## TASK DESCRIPTION
Starting at the first line of the data, please print exactly those lines through the one that holds "import plotly.graph_objects as go", omitting every picture.
*-*-*
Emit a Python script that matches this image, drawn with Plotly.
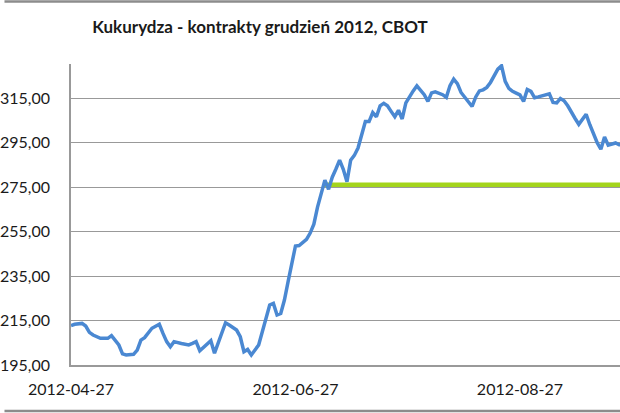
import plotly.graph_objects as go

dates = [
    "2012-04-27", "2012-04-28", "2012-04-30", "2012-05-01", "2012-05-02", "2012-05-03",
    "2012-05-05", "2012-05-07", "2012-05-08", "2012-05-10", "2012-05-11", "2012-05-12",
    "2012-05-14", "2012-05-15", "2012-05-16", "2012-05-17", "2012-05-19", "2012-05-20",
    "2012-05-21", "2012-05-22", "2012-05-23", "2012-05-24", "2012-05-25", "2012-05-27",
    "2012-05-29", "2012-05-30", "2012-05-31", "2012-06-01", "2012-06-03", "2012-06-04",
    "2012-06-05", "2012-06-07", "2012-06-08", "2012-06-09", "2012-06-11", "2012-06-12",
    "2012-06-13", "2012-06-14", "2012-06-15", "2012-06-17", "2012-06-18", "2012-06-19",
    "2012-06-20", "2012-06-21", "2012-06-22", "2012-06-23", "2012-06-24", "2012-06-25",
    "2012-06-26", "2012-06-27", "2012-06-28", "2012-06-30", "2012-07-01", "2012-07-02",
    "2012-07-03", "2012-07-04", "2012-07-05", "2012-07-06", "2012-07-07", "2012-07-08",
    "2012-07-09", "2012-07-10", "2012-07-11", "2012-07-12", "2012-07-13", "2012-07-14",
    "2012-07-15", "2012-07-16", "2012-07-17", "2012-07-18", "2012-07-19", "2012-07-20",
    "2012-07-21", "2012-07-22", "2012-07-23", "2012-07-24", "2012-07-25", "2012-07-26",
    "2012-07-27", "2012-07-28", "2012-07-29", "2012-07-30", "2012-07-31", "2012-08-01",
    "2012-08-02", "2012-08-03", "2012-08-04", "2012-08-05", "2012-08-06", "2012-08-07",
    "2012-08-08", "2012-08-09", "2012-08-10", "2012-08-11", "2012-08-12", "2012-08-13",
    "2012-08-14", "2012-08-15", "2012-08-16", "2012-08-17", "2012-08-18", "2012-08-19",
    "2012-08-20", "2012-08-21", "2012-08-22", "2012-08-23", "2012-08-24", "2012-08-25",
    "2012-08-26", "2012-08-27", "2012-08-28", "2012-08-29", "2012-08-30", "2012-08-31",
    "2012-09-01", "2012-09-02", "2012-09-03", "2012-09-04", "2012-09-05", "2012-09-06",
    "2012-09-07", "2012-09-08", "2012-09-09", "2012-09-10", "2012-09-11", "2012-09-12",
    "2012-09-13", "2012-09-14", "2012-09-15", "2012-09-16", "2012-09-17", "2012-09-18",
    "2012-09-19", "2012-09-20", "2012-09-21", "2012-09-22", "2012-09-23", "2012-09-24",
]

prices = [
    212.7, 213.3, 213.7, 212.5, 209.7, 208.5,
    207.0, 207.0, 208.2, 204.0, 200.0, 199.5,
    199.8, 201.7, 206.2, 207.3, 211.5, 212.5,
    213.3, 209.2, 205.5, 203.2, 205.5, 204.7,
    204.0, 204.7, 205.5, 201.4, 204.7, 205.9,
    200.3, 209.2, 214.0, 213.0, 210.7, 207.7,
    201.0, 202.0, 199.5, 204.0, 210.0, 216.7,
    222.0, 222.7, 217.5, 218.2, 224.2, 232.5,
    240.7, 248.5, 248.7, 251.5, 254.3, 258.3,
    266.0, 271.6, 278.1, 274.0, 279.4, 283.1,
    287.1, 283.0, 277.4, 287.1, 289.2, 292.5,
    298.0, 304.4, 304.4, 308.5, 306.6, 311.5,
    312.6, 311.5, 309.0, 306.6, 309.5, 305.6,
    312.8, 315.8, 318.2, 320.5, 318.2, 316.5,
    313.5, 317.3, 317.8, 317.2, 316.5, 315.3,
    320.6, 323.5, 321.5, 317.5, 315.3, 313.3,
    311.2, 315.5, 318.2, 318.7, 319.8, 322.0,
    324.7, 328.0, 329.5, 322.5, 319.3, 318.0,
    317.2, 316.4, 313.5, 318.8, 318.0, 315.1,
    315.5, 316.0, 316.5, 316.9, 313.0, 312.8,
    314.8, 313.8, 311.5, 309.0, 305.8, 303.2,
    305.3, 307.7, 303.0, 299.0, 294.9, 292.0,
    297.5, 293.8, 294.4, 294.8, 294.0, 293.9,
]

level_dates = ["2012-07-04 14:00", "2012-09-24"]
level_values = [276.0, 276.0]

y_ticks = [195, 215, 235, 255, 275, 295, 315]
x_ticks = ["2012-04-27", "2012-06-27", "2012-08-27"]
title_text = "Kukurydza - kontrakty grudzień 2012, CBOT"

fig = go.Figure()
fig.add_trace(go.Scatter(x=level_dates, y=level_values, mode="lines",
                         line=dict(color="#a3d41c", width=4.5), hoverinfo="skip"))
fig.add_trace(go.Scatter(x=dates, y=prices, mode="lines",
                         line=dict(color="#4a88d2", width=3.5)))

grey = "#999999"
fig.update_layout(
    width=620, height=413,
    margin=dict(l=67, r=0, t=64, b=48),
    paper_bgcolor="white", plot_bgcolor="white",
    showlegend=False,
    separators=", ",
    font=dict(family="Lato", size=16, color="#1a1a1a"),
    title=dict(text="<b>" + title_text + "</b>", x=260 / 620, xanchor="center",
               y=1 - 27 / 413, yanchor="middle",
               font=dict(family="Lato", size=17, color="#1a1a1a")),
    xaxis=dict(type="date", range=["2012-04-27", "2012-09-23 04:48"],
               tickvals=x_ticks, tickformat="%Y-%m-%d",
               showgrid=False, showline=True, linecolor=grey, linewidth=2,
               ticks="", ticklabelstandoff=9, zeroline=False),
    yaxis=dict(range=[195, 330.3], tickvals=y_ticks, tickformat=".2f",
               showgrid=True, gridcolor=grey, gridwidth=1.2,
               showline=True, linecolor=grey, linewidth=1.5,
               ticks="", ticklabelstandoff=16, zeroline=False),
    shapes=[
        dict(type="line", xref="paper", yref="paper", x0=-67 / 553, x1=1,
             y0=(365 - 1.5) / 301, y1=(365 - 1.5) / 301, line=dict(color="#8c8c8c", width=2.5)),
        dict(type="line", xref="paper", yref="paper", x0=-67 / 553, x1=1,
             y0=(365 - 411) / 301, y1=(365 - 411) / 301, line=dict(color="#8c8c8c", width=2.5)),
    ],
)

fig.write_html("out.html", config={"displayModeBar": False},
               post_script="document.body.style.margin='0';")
*-*-*
## EXERCISE RESULT
Emit a Python script that matches this image, drawn with Plotly.
import plotly.graph_objects as go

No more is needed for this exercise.